Rows from a dataset of charts and code:

______

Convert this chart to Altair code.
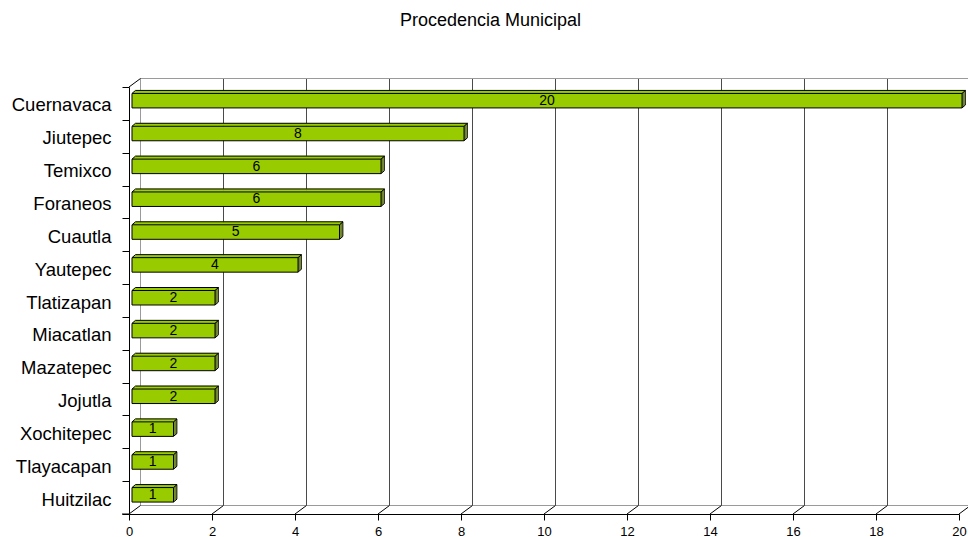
import altair as alt
import pandas as pd

# ---- data ----
municipios = ["Cuernavaca", "Jiutepec", "Temixco", "Foraneos", "Cuautla", "Yautepec",
              "Tlatizapan", "Miacatlan", "Mazatepec", "Jojutla", "Xochitepec",
              "Tlayacapan", "Huitzilac"]
valores = [20, 8, 6, 6, 5, 4, 2, 2, 2, 2, 1, 1, 1]
ticks_x = [0, 2, 4, 6, 8, 10, 12, 14, 16, 18, 20]
titulo = "Procedencia Municipal"

df = pd.DataFrame({"municipio": municipios, "valor": valores})
df_ticks = pd.DataFrame({"t": ticks_x})

# ---- geometry / style ----
W, H = 830, 427
DX, DY = 11.5, 8.5      # depth of the walls
BX, BY = 3.5, 3.0       # depth of the bars
BAR0 = 3.0              # bars start slightly behind the front axis
FRONT_C, FRONT_S = -2.75, 14.5
FONT = "Liberation Sans"
VERDE = "#99CC00"
OSCURO = "#4d6600"
GRIS = "#9a9a9a"

x_scale = alt.Scale(domain=[0, 20], nice=False, zero=True)
y_scale = alt.Scale(domain=municipios, paddingInner=0, paddingOuter=0)

x_axis = alt.Axis(values=ticks_x, format="d", tickSize=6, tickColor="black",
                  domainColor="black", labelFontSize=13, labelFont=FONT,
                  labelColor="black", labelPadding=5, labelFlush=False,
                  grid=False, title=None)
y_axis = alt.Axis(tickBand="extent", tickSize=7, tickColor="black", domainColor="black",
                  labelFontSize=18.5, labelFont=FONT, labelColor="black",
                  labelPadding=11, labelOffset=1.5, grid=False, title=None)


def X(field):
    return alt.X(field, scale=x_scale, axis=x_axis, title=None)


Y = alt.Y("municipio:N", scale=y_scale, sort=municipios, axis=y_axis, title=None)

ticks_src = alt.Chart(df_ticks)
zero_src = alt.Chart(df_ticks).transform_filter("datum.t == 0")

# back wall gridlines
grid = ticks_src.transform_filter("datum.t > 0").mark_rule(
    color="#4a4a4a", strokeWidth=1, xOffset=DX).encode(
    x=X("t:Q"), y=alt.value(-DY), y2=alt.value(H - DY))
wall0 = zero_src.mark_rule(color=GRIS, strokeWidth=1, xOffset=DX).encode(
    x=X("t:Q"), y=alt.value(-DY), y2=alt.value(H - DY))
top_line = zero_src.mark_rule(color=GRIS, strokeWidth=1, xOffset=DX, x2Offset=DX + 10).encode(
    x=alt.datum(0, scale=x_scale, axis=x_axis), x2=alt.datum(20), y=alt.value(-DY))
floor_line = zero_src.mark_rule(color=GRIS, strokeWidth=1, xOffset=DX, x2Offset=DX + 10).encode(
    x=alt.datum(0, scale=x_scale, axis=x_axis), x2=alt.datum(20), y=alt.value(H - DY))
floor_diag = ticks_src.mark_rule(color="black", strokeWidth=1, x2Offset=DX).encode(
    x=X("t:Q"), x2="t:Q", y=alt.value(H), y2=alt.value(H - DY))
top_diag = zero_src.mark_rule(color="black", strokeWidth=1, x2Offset=DX).encode(
    x=X("t:Q"), x2="t:Q", y=alt.value(0), y2=alt.value(-DY))
corner_tick = zero_src.mark_rule(color="black", strokeWidth=1, xOffset=-7).encode(
    x=X("t:Q"), x2="t:Q", y=alt.value(H))

bars = alt.Chart(df).transform_calculate(inicio="0", mitad="datum.valor / 2")

layers = [grid, wall0, top_line, floor_line, floor_diag, top_diag, corner_tick]

# top face of each bar (thin sheared strips)
for k in range(1, 5):
    off = BAR0 + BX * k / 4
    layers.append(bars.mark_bar(color=VERDE, size=1.3, xOffset=off, x2Offset=off,
                                yOffset=-10 - BY * k / 4 + 0.4).encode(
        x=X("inicio:Q"), x2="valor:Q", y=Y))

# side face of each bar
for k in range(1, 5):
    layers.append(bars.mark_bar(color=OSCURO, size=FRONT_S,
                                xOffset=BAR0 + BX * (k - 1) / 4, x2Offset=BAR0 + BX * k / 4,
                                yOffset=FRONT_C - BY * k / 4).encode(
        x=X("valor:Q"), x2="valor:Q", y=Y))

# outline edges
layers.append(bars.mark_rule(color="black", strokeWidth=1, xOffset=BAR0 + BX,
                             x2Offset=BAR0 + BX, yOffset=-13).encode(
    x=X("inicio:Q"), x2="valor:Q", y=Y))
layers.append(bars.mark_tick(color="black", orient="vertical", size=FRONT_S, thickness=1,
                             xOffset=BAR0 + BX, yOffset=FRONT_C - BY).encode(
    x=X("valor:Q"), y=Y))
for fld, yo in [("inicio", -10), ("valor", -10), ("valor", 4.5)]:
    layers.append(bars.mark_rule(color="black", strokeWidth=1, xOffset=BAR0,
                                 x2Offset=BAR0 + BX, yOffset=yo, y2Offset=yo - BY).encode(
        x=X(f"{fld}:Q"), x2=f"{fld}:Q", y=Y, y2="municipio:N"))

# front face
layers.append(bars.mark_bar(color=VERDE, stroke="black", strokeWidth=1, size=FRONT_S,
                            xOffset=BAR0, x2Offset=BAR0, yOffset=FRONT_C).encode(
    x=X("inicio:Q"), x2="valor:Q", y=Y))

# value labels
layers.append(bars.mark_text(font=FONT, fontSize=14, color="black", dx=BAR0,
                             dy=-2.5, baseline="middle").encode(
    x=X("mitad:Q"), y=Y, text="valor:Q"))

chart = alt.layer(*layers).properties(
    width=W, height=H,
    title=alt.TitleParams(titulo, fontSize=18, font=FONT, fontWeight="normal",
                          color="black", anchor="middle", dx=-53.5, offset=30,
                          baseline="bottom"),
    autosize=alt.AutoSizeParams(type="none"),
    padding={"left": 129, "top": 87, "right": 9, "bottom": 23},
    background="white",
).configure_view(stroke=None)

chart.save("out.html", embed_options={"renderer": "svg", "actions": False})
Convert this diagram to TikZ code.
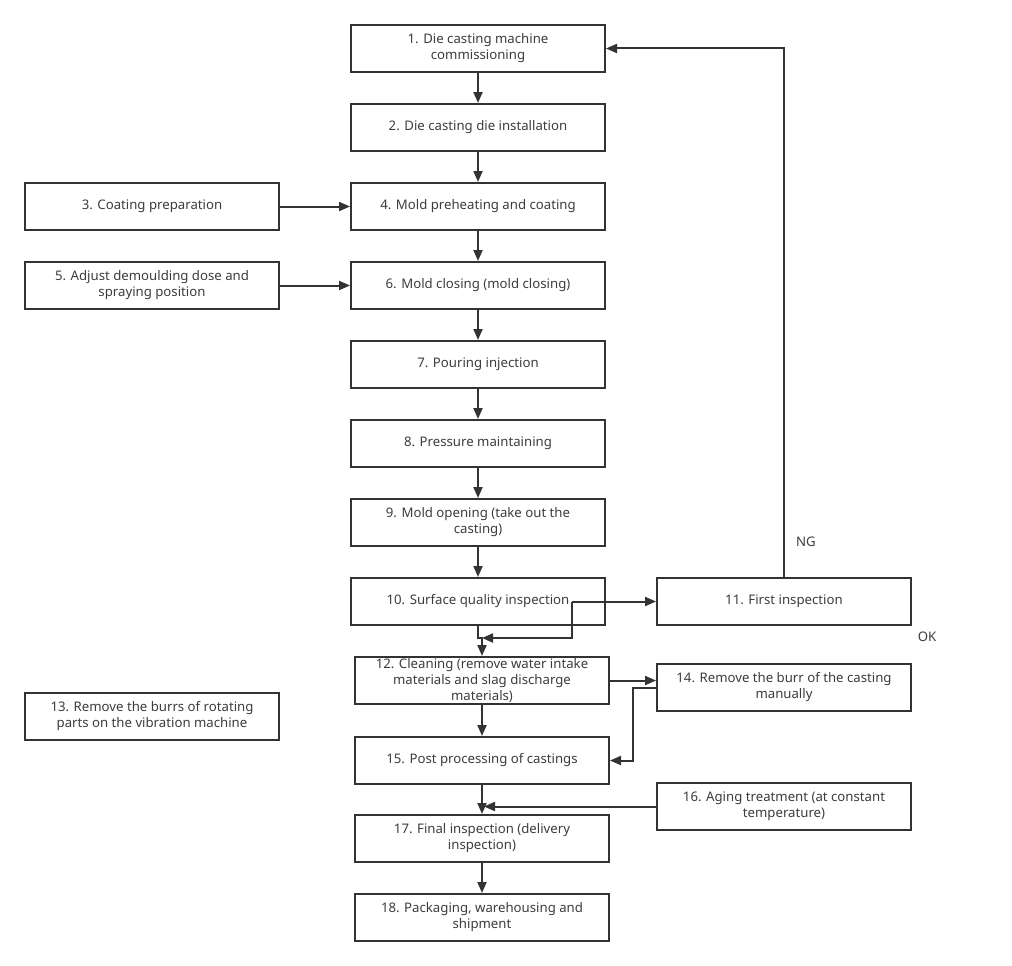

______

Copy the data word for word. Pictures do not go in the copy.

RESULT FOR THIS EXERCISE:
Convert this chart to Altair code.
import altair as alt
import pandas as pd

# ---- data ----
municipios = ["Cuernavaca", "Jiutepec", "Temixco", "Foraneos", "Cuautla", "Yautepec",
              "Tlatizapan", "Miacatlan", "Mazatepec", "Jojutla", "Xochitepec",
              "Tlayacapan", "Huitzilac"]
valores = [20, 8, 6, 6, 5, 4, 2, 2, 2, 2, 1, 1, 1]
ticks_x = [0, 2, 4, 6, 8, 10, 12, 14, 16, 18, 20]
titulo = "Procedencia Municipal"

df = pd.DataFrame({"municipio": municipios, "valor": valores})
df_ticks = pd.DataFrame({"t": ticks_x})

# ---- geometry / style ----
W, H = 830, 427
DX, DY = 11.5, 8.5      # depth of the walls
BX, BY = 3.5, 3.0       # depth of the bars
BAR0 = 3.0              # bars start slightly behind the front axis
FRONT_C, FRONT_S = -2.75, 14.5
FONT = "Liberation Sans"
VERDE = "#99CC00"
OSCURO = "#4d6600"
GRIS = "#9a9a9a"

x_scale = alt.Scale(domain=[0, 20], nice=False, zero=True)
y_scale = alt.Scale(domain=municipios, paddingInner=0, paddingOuter=0)

x_axis = alt.Axis(values=ticks_x, format="d", tickSize=6, tickColor="black",
                  domainColor="black", labelFontSize=13, labelFont=FONT,
                  labelColor="black", labelPadding=5, labelFlush=False,
                  grid=False, title=None)
y_axis = alt.Axis(tickBand="extent", tickSize=7, tickColor="black", domainColor="black",
                  labelFontSize=18.5, labelFont=FONT, labelColor="black",
                  labelPadding=11, labelOffset=1.5, grid=False, title=None)


def X(field):
    return alt.X(field, scale=x_scale, axis=x_axis, title=None)


Y = alt.Y("municipio:N", scale=y_scale, sort=municipios, axis=y_axis, title=None)

ticks_src = alt.Chart(df_ticks)
zero_src = alt.Chart(df_ticks).transform_filter("datum.t == 0")

# back wall gridlines
grid = ticks_src.transform_filter("datum.t > 0").mark_rule(
    color="#4a4a4a", strokeWidth=1, xOffset=DX).encode(
    x=X("t:Q"), y=alt.value(-DY), y2=alt.value(H - DY))
wall0 = zero_src.mark_rule(color=GRIS, strokeWidth=1, xOffset=DX).encode(
    x=X("t:Q"), y=alt.value(-DY), y2=alt.value(H - DY))
top_line = zero_src.mark_rule(color=GRIS, strokeWidth=1, xOffset=DX, x2Offset=DX + 10).encode(
    x=alt.datum(0, scale=x_scale, axis=x_axis), x2=alt.datum(20), y=alt.value(-DY))
floor_line = zero_src.mark_rule(color=GRIS, strokeWidth=1, xOffset=DX, x2Offset=DX + 10).encode(
    x=alt.datum(0, scale=x_scale, axis=x_axis), x2=alt.datum(20), y=alt.value(H - DY))
floor_diag = ticks_src.mark_rule(color="black", strokeWidth=1, x2Offset=DX).encode(
    x=X("t:Q"), x2="t:Q", y=alt.value(H), y2=alt.value(H - DY))
top_diag = zero_src.mark_rule(color="black", strokeWidth=1, x2Offset=DX).encode(
    x=X("t:Q"), x2="t:Q", y=alt.value(0), y2=alt.value(-DY))
corner_tick = zero_src.mark_rule(color="black", strokeWidth=1, xOffset=-7).encode(
    x=X("t:Q"), x2="t:Q", y=alt.value(H))

bars = alt.Chart(df).transform_calculate(inicio="0", mitad="datum.valor / 2")

layers = [grid, wall0, top_line, floor_line, floor_diag, top_diag, corner_tick]

# top face of each bar (thin sheared strips)
for k in range(1, 5):
    off = BAR0 + BX * k / 4
    layers.append(bars.mark_bar(color=VERDE, size=1.3, xOffset=off, x2Offset=off,
                                yOffset=-10 - BY * k / 4 + 0.4).encode(
        x=X("inicio:Q"), x2="valor:Q", y=Y))

# side face of each bar
for k in range(1, 5):
    layers.append(bars.mark_bar(color=OSCURO, size=FRONT_S,
                                xOffset=BAR0 + BX * (k - 1) / 4, x2Offset=BAR0 + BX * k / 4,
                                yOffset=FRONT_C - BY * k / 4).encode(
        x=X("valor:Q"), x2="valor:Q", y=Y))

# outline edges
layers.append(bars.mark_rule(color="black", strokeWidth=1, xOffset=BAR0 + BX,
                             x2Offset=BAR0 + BX, yOffset=-13).encode(
    x=X("inicio:Q"), x2="valor:Q", y=Y))
layers.append(bars.mark_tick(color="black", orient="vertical", size=FRONT_S, thickness=1,
                             xOffset=BAR0 + BX, yOffset=FRONT_C - BY).encode(
    x=X("valor:Q"), y=Y))
for fld, yo in [("inicio", -10), ("valor", -10), ("valor", 4.5)]:
    layers.append(bars.mark_rule(color="black", strokeWidth=1, xOffset=BAR0,
                                 x2Offset=BAR0 + BX, yOffset=yo, y2Offset=yo - BY).encode(
        x=X(f"{fld}:Q"), x2=f"{fld}:Q", y=Y, y2="municipio:N"))

# front face
layers.append(bars.mark_bar(color=VERDE, stroke="black", strokeWidth=1, size=FRONT_S,
                            xOffset=BAR0, x2Offset=BAR0, yOffset=FRONT_C).encode(
    x=X("inicio:Q"), x2="valor:Q", y=Y))

# value labels
layers.append(bars.mark_text(font=FONT, fontSize=14, color="black", dx=BAR0,
                             dy=-2.5, baseline="middle").encode(
    x=X("mitad:Q"), y=Y, text="valor:Q"))

chart = alt.layer(*layers).properties(
    width=W, height=H,
    title=alt.TitleParams(titulo, fontSize=18, font=FONT, fontWeight="normal",
                          color="black", anchor="middle", dx=-53.5, offset=30,
                          baseline="bottom"),
    autosize=alt.AutoSizeParams(type="none"),
    padding={"left": 129, "top": 87, "right": 9, "bottom": 23},
    background="white",
).configure_view(stroke=None)

chart.save("out.html", embed_options={"renderer": "svg", "actions": False})
Convert this diagram to TikZ code.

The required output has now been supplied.